Paul gives us the reminder we often need that God answers our prayers. He tells us that Jesus did the big job of breaking the ice that formed over our lifeline to God after our original sin. God brought us all back to life along with Jesus after the events at Calvary. “He brought you to life along with him,” Paul tells the Colossians, “having forgiven us all our transgressions; obliterating the bond against us, with its legal claims…he removed it from our midst, nailing it to the cross.”

Jesus broke his earthly bonds and his rising is a promise that we will do the same. Ever since his promise was made, man has prayed for that same freedom from earth and for God’s kingdom to come. And even those among us who don’t make a practice of verbal prayer nevertheless pray to God again and again with the way they live their lives—in their families and on their jobs.
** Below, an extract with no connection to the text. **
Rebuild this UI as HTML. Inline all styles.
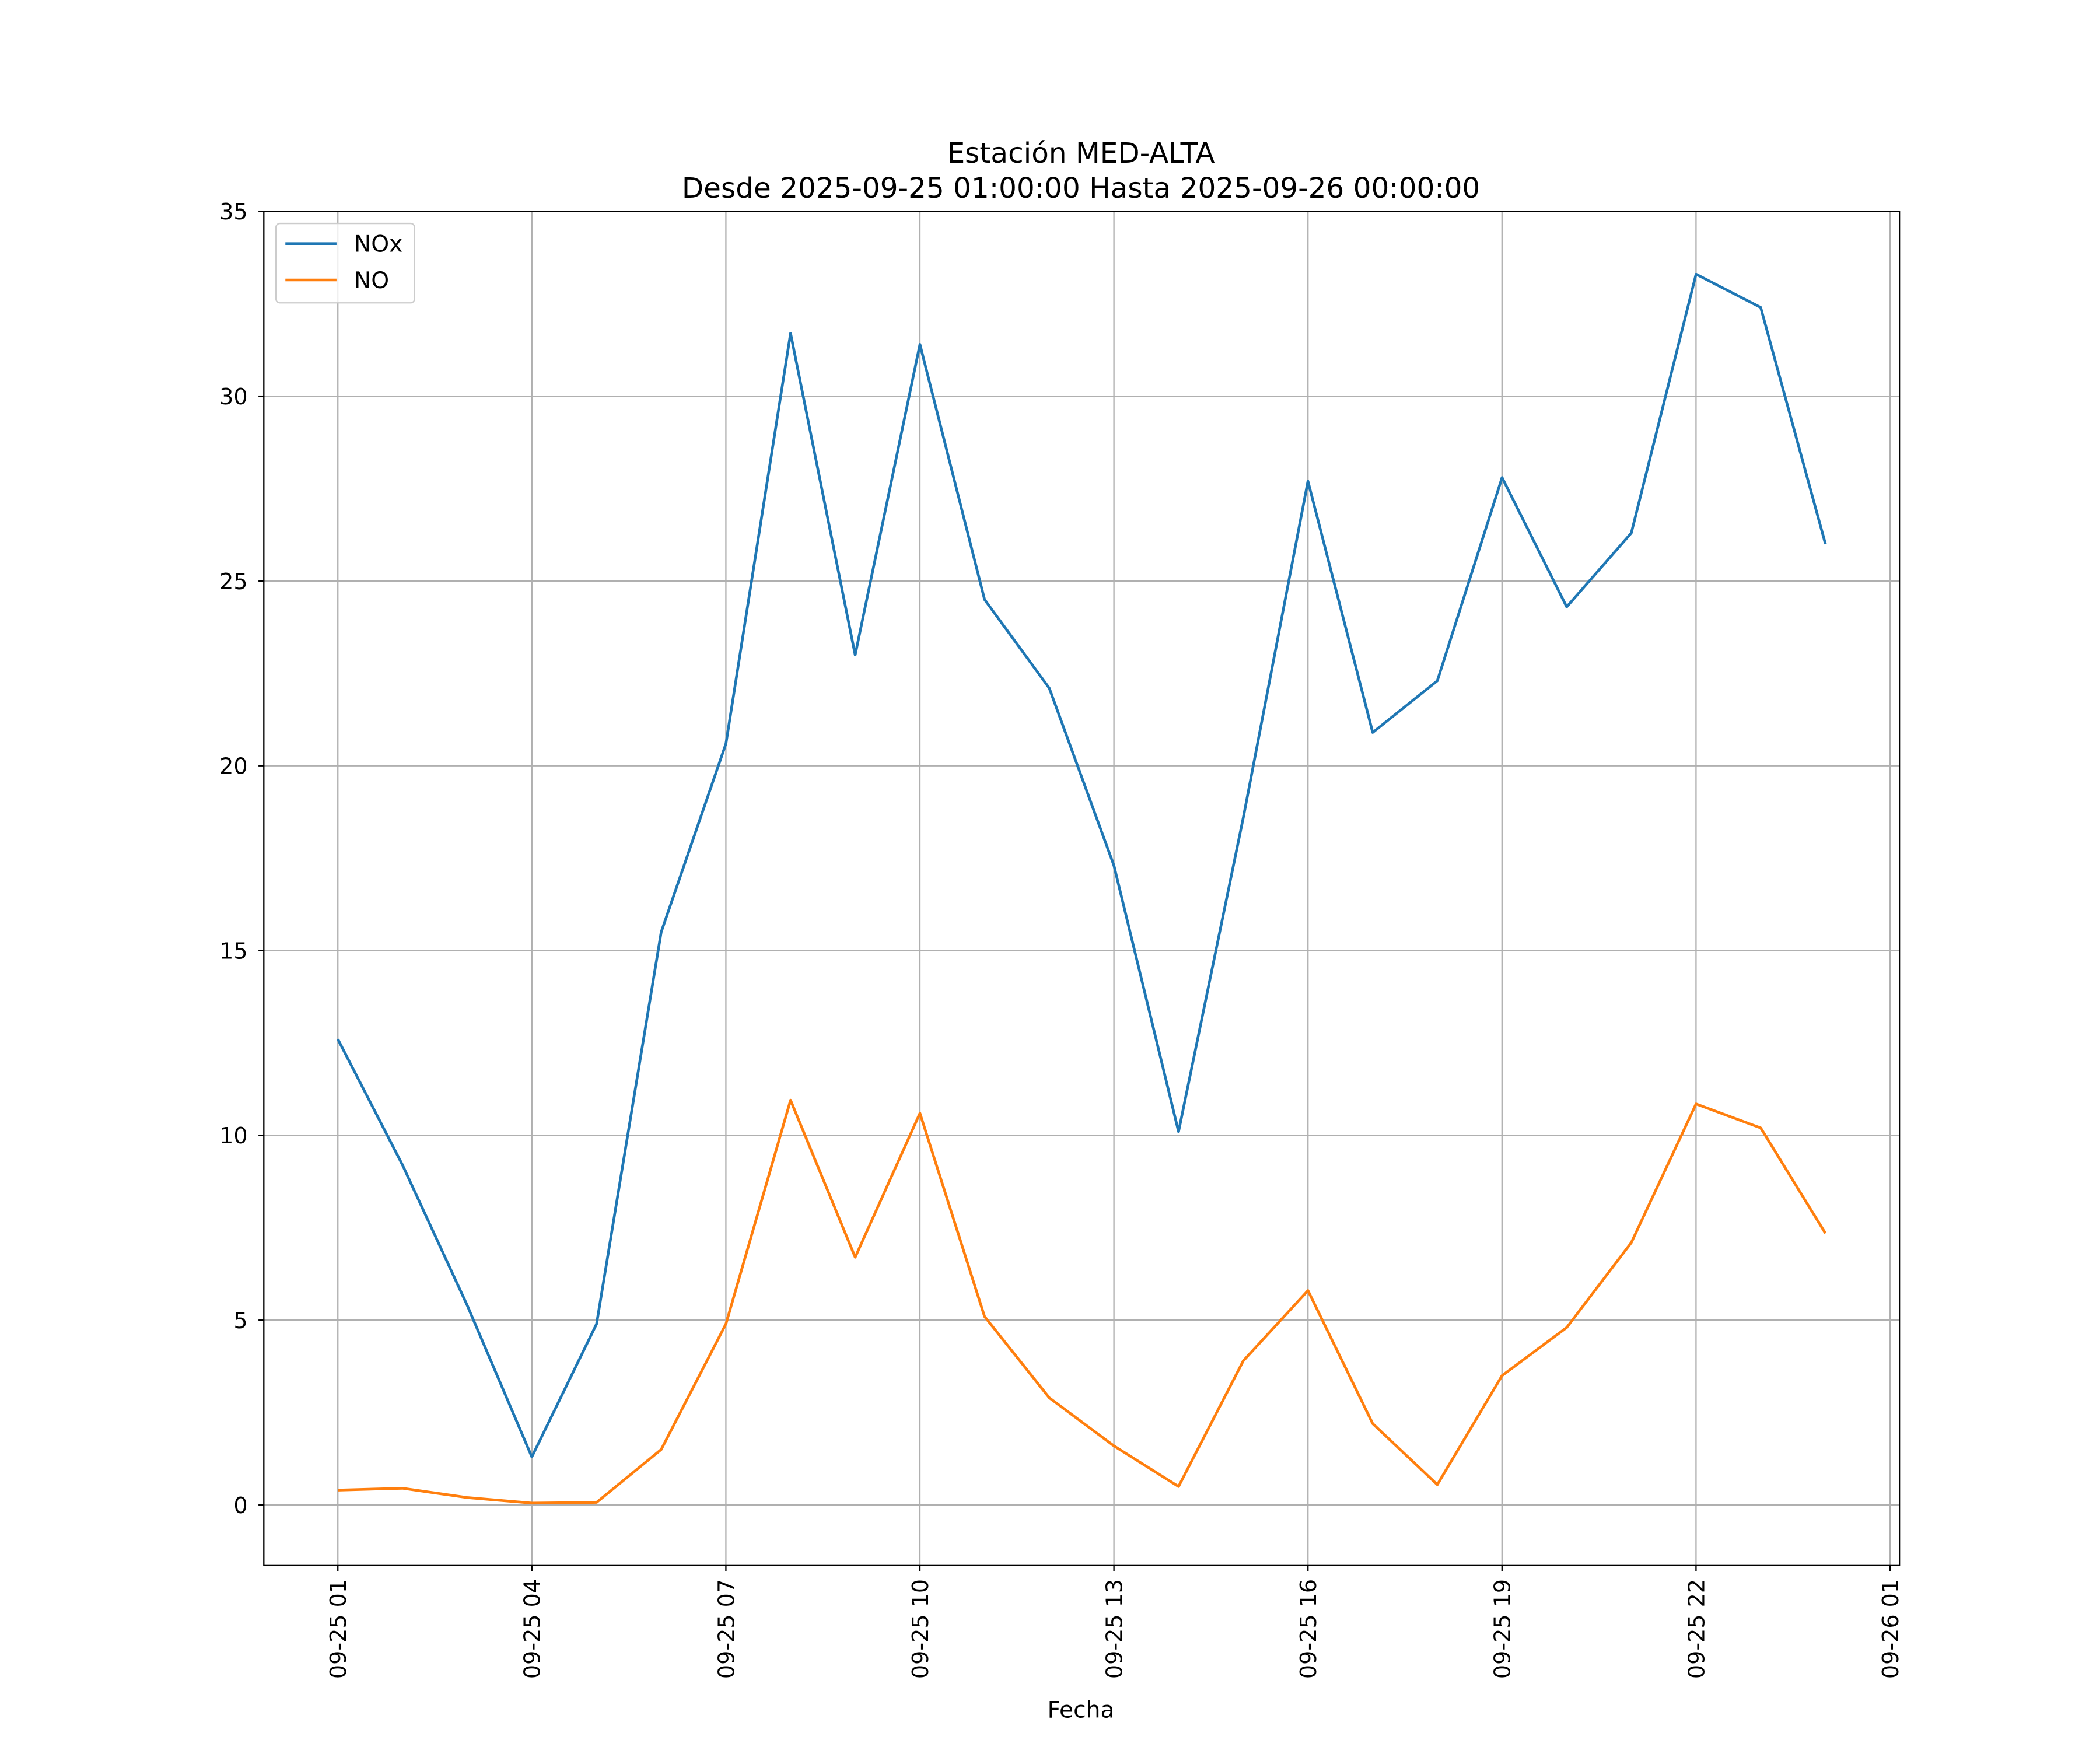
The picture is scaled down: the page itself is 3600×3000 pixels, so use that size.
<!DOCTYPE html>
<html><head><meta charset="utf-8">
<style>html,body{margin:0;padding:0;background:#fff;}svg{display:block;}
text{font-family:"DejaVu Sans","Liberation Sans",sans-serif;fill:#000;}</style></head>
<body>
<svg id="chart" width="3600" height="3000" viewBox="0 0 1560 1300" xmlns="http://www.w3.org/2000/svg">
<text x="803" y="121" font-size="21" text-anchor="middle">Estación MED-ALTA</text>
<text x="803" y="147" font-size="21" text-anchor="middle">Desde 2025-09-25 01:00:00 Hasta 2025-09-26 00:00:00</text>
<g id="grid"></g>
<g id="series"></g>
<rect x="196" y="157" width="1215" height="1006" fill="none" stroke="#000" stroke-width="1"/>
<g id="axes"></g>
<text x="803" y="1276" font-size="17" text-anchor="middle">Fecha</text>
<g>
<rect x="205" y="166" width="103" height="59" fill="#fff" fill-opacity="0.8" stroke="#ccc" rx="3"/>
<line x1="212" y1="181" x2="250" y2="181" stroke="#1f77b4" stroke-width="2"/>
<text x="263" y="187" font-size="17">NOx</text>
<line x1="212" y1="208" x2="250" y2="208" stroke="#ff7f0e" stroke-width="2"/>
<text x="263" y="214" font-size="17">NO</text>
</g>
</svg>
<script>
const hours = [1,2,3,4,5,6,7,8,9,10,11,12,13,14,15,16,17,18,19,20,21,22,23,24];
const noxValues = [12.6,9.2,5.4,1.3,4.9,15.5,20.6,31.7,23.0,31.4,24.5,22.1,17.3,10.1,18.6,27.7,20.9,22.3,27.8,24.3,26.3,33.3,32.4,26.0];
const noValues = [0.4,0.45,0.2,0.05,0.07,1.5,4.9,10.95,6.7,10.6,5.1,2.9,1.6,0.5,3.9,5.8,2.2,0.55,3.5,4.8,7.1,10.85,10.2,7.35];
const yTicks = [0,5,10,15,20,25,30,35];
const xTickHours = [1,4,7,10,13,16,19,22,25];
const xTickLabels = ["09-25 01","09-25 04","09-25 07","09-25 10","09-25 13","09-25 16","09-25 19","09-25 22","09-26 01"];

const NS="http://www.w3.org/2000/svg";
function xs(h){return 251+(h-1)*(1404-251)/24;}
function ys(v){return 1118-v*(1118-157)/35;}
function mk(tag,attrs,parent){const e=document.createElementNS(NS,tag);for(const k in attrs)e.setAttribute(k,attrs[k]);parent.appendChild(e);return e;}
const grid=document.getElementById('grid'),axes=document.getElementById('axes'),series=document.getElementById('series');
yTicks.forEach(v=>{
  const y=ys(v);
  const g=mk('line',{x1:196,x2:1411,y1:y,y2:y,stroke:'#b0b0b0','stroke-width':1},grid);
  
  
  mk('line',{x1:192,x2:196,y1:y,y2:y,stroke:'#000'},axes);
  const t=mk('text',{x:184,y:y+6,'font-size':16.5,'text-anchor':'end'},axes);
  t.textContent=v;
  
  
});
xTickHours.forEach((h,i)=>{
  const x=xs(h);
  const g=mk('line',{x1:x,x2:x,y1:157,y2:1163,stroke:'#b0b0b0','stroke-width':1},grid);
  
  
  mk('line',{x1:x,x2:x,y1:1163,y2:1167,stroke:'#000'},axes);
  const t=mk('text',{x:0,y:0,'font-size':16.5,'text-anchor':'end',transform:`translate(${x+6},1173) rotate(-90)`},axes);
  t.textContent=xTickLabels[i];
  
  
});
function drawLine(vals,color,name){
  const pts=vals.map((v,i)=>xs(hours[i]).toFixed(1)+','+ys(v).toFixed(1)).join(' ');
  const p=mk('polyline',{points:pts,fill:'none',stroke:color,'stroke-width':2,'stroke-linejoin':'round'},series);
  
  
}
drawLine(noxValues,'#1f77b4','nox-line');
drawLine(noValues,'#ff7f0e','no-line');
</script>
</body></html>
Even scientists who devote their lives to space exploration have, whether they know it or not, prayed to God for success with every experiment they performed. Like a child repeatedly asking daddy for his heart’s desire until the Big Guy finally gives in, man prays that he may no longer be earthbound.

Ronald Reagan gave voice to this desire on January 28, 1986 by quoting perhaps the most beautiful prayer ever linked to flight and, with Reagan’s memorial tribute to the fallen astronauts of the Challenger, it has since become the unofficial prayer of aviators and astronauts:

“Oh! I have slipped the surly bonds of Earth – Put out my hand and touched the Face of God.”